# The Unimaginable Sizes of Graham's Number and Other Large Numbers

I was talking to my kids about large numbers like a googol (10^100) and a googolplex. I knew bits and pieces about bigger number but not enough to confidently explain it until now.

## Addition, multiplication, iteration and tetration

First, let's see how operations are just repeats of the previous operation.

- multiplication: 3×3 is just releated addition, 3+3+3 = 9
- exponention: 3^3 is just repeated multiplication, 3×3×3 = 27
- tetration: 3↑↑3 is just repeated exponention, 3^3^3 = about 8 billion

## Writing a Googolplex

A googolplex is an enormous number defined as 10^10^100. That's a 1 followed by a googol (10^100) zeros! It's impossible to write down in normal notation due to its sheer size.

## Beyond Exponential Notation

There are numbers so big that they can't be expressed using exponential notation. These require other methods, such as Knuth's up-arrow notation, which allows us to describe numbers that are exponentially bigger than a googolplex.

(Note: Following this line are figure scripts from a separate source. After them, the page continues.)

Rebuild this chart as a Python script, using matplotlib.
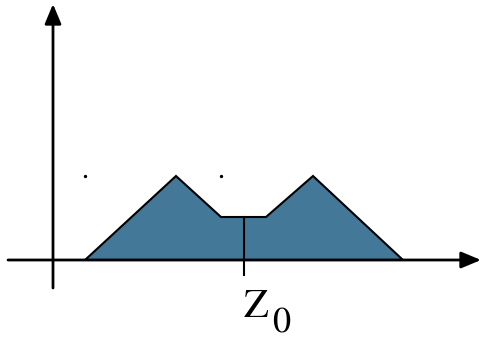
import matplotlib
matplotlib.use("Agg")
import matplotlib.pyplot as plt

plt.rcParams['mathtext.fontset'] = 'stix'

# profile outline (x position, height above the x axis)
shape_x = [85, 176, 221, 266, 313, 403]
shape_y = [0, 84, 43, 43, 84, 0]
z0 = 244
dots_x = [85, 221]
dots_y = [84, 84]

fig = plt.figure(figsize=(4.81, 3.37), dpi=100)
ax = fig.add_axes([0, 0, 1, 1])
ax.set_xlim(0, 481)
ax.set_ylim(-77, 260)
ax.axis('off')

ax.fill(shape_x, shape_y, facecolor='#437899', edgecolor='black', linewidth=1.5, zorder=2)

# axes with arrows
ax.annotate('', xy=(481, 0), xytext=(8, 0),
            arrowprops=dict(arrowstyle='-|>,head_length=1.2,head_width=0.5', color='black', lw=2, shrinkA=0, shrinkB=0), zorder=3)
ax.annotate('', xy=(53, 256), xytext=(53, -28),
            arrowprops=dict(arrowstyle='-|>,head_length=1.2,head_width=0.5', color='black', lw=2, shrinkA=0, shrinkB=0), zorder=3)

# z0 marker
ax.plot([z0, z0], [-15, 43], color='black', lw=1.5, zorder=3)
ax.scatter(dots_x, dots_y, s=2, color='black', zorder=3)
ax.text(z0 - 1, -57, r'$\mathrm{Z}$', fontsize=29, ha='left', va='baseline')
ax.text(z0 + 28, -72, r'$\mathrm{0}$', fontsize=26, ha='left', va='baseline')

fig.savefig('out.png', dpi=100)
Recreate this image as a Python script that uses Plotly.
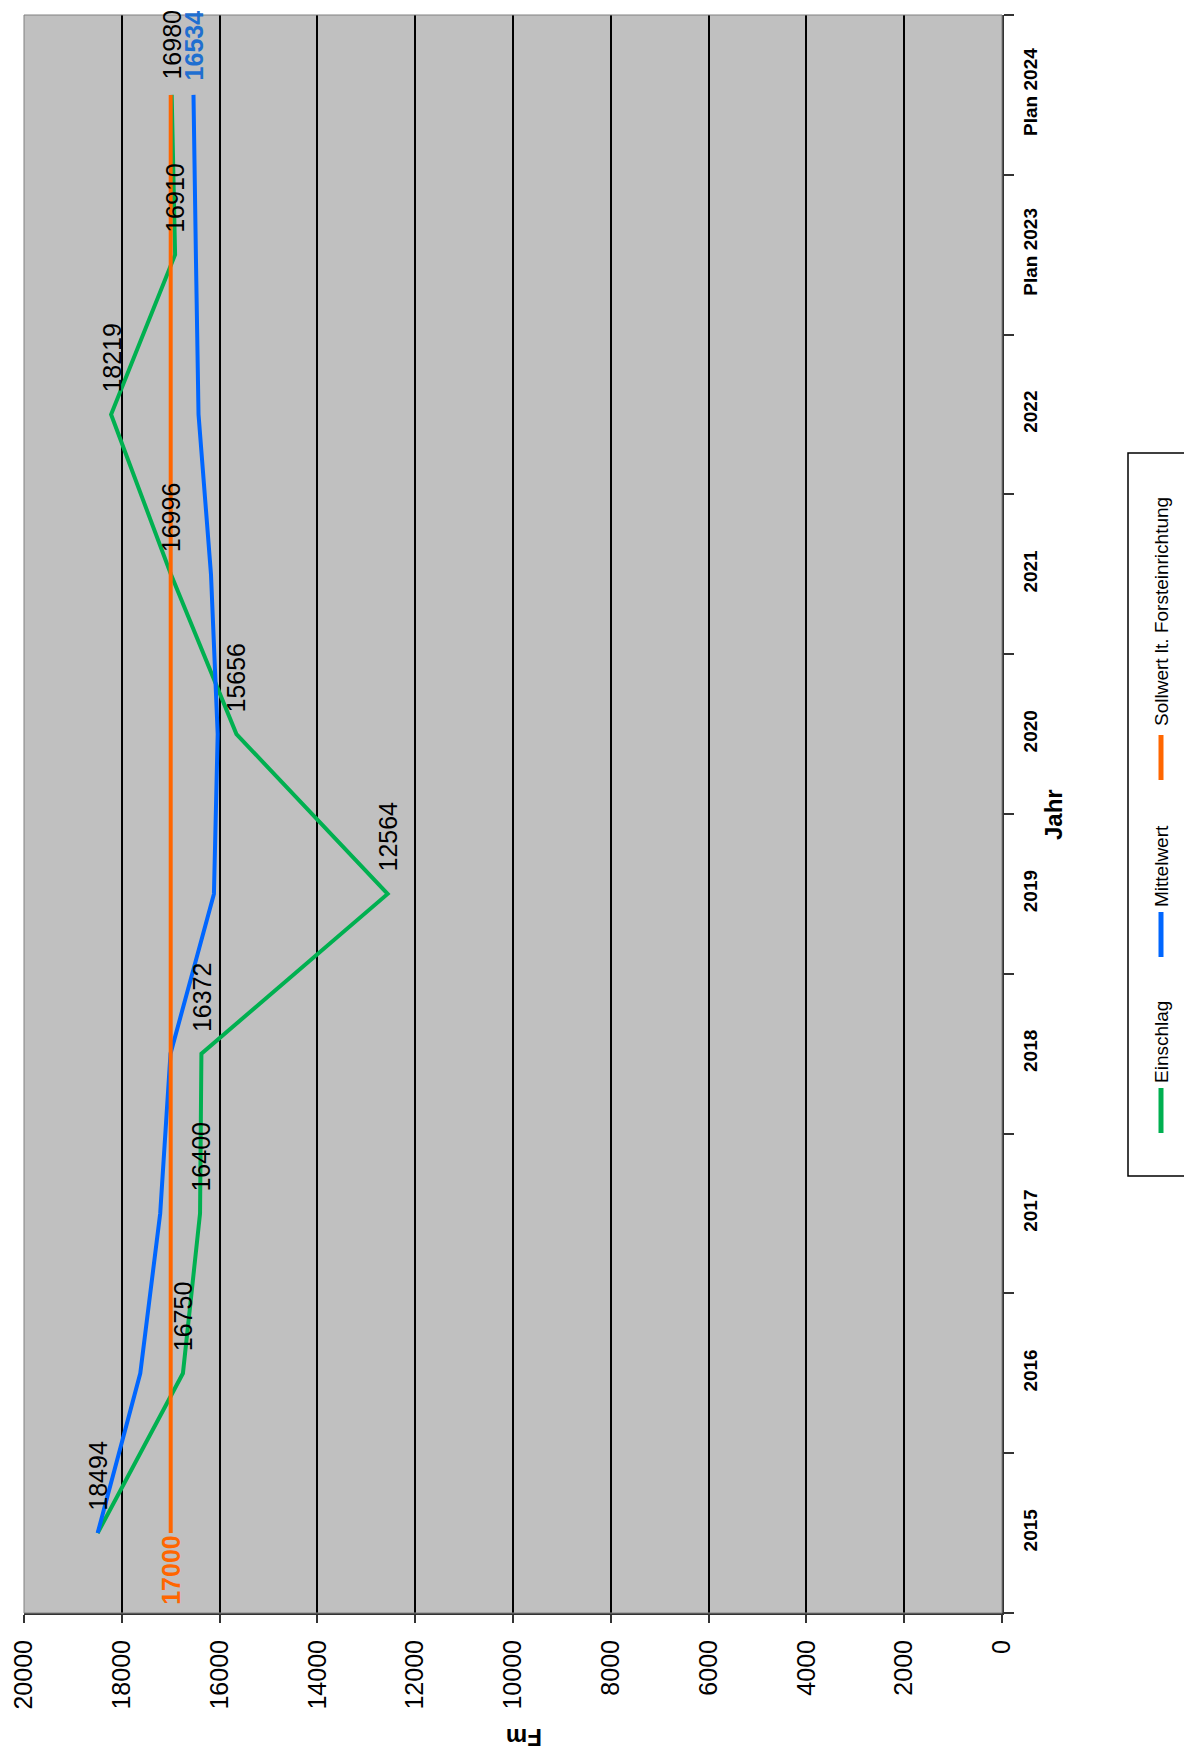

**3↑↑3**(3 double arrow 3) signifies a number where 3 is raised to the power of itself, repeated 27 times (since 3^3 = 27). Three to the power of three to the power of three to the power of three... (27 times). This results in 7,625,597,484,987 - about 8 billion.**3↑↑↑3**(3 triple arrow 3) takes this concept to the next level by stacking a power tower of 3's that is 7,625,597,484,987 layers high. This is far more than a googolplex and is virtually incomprehensible in size. It would take about 30,000 years to say "three to the power of..." 8 billion times (trust me on this). Compare this to a googolplex, where you can say "ten to the power of ten to the power of a hundred" in 3 seconds.**3↑↑↑↑3**(3 quadruple arrow 3) increases complexity further. Instead of just 8 billion 3's stacked in a power tower, there's so many 3s that it would take 30,000 years to just say how many 3's there are! If each atom in our universe could represent "3 to the power of," there still wouldn't be enough to describe how big the number is.

You can see how ↑ notation can quickly lead to large numbers, even with just 4 of them.

## Graham's Number

Then there's Graham's number, perhaps the most famous of very very large numbers. Here's how it builds:

We start off with 3↑↑↑↑3. Remember that this number takes 30,000 years to describe the the height of the power tower: the power tower isn't just billions or googols tall, it's more than the number of atoms in the universe tall.

We call this g₁.

The next level is g₂. This is 3, with g₁ up arrows then a other 3. You saw how quickly the numbers grew when we went from 2, to 3, to 4 up arrows. Now we're at an impossibility large number of up arrows.

This process continues, where we take a number that we can't even describe with up arrows, then use that many up arrows between two 3's.

We keep doing this 64 times to get Graham's number.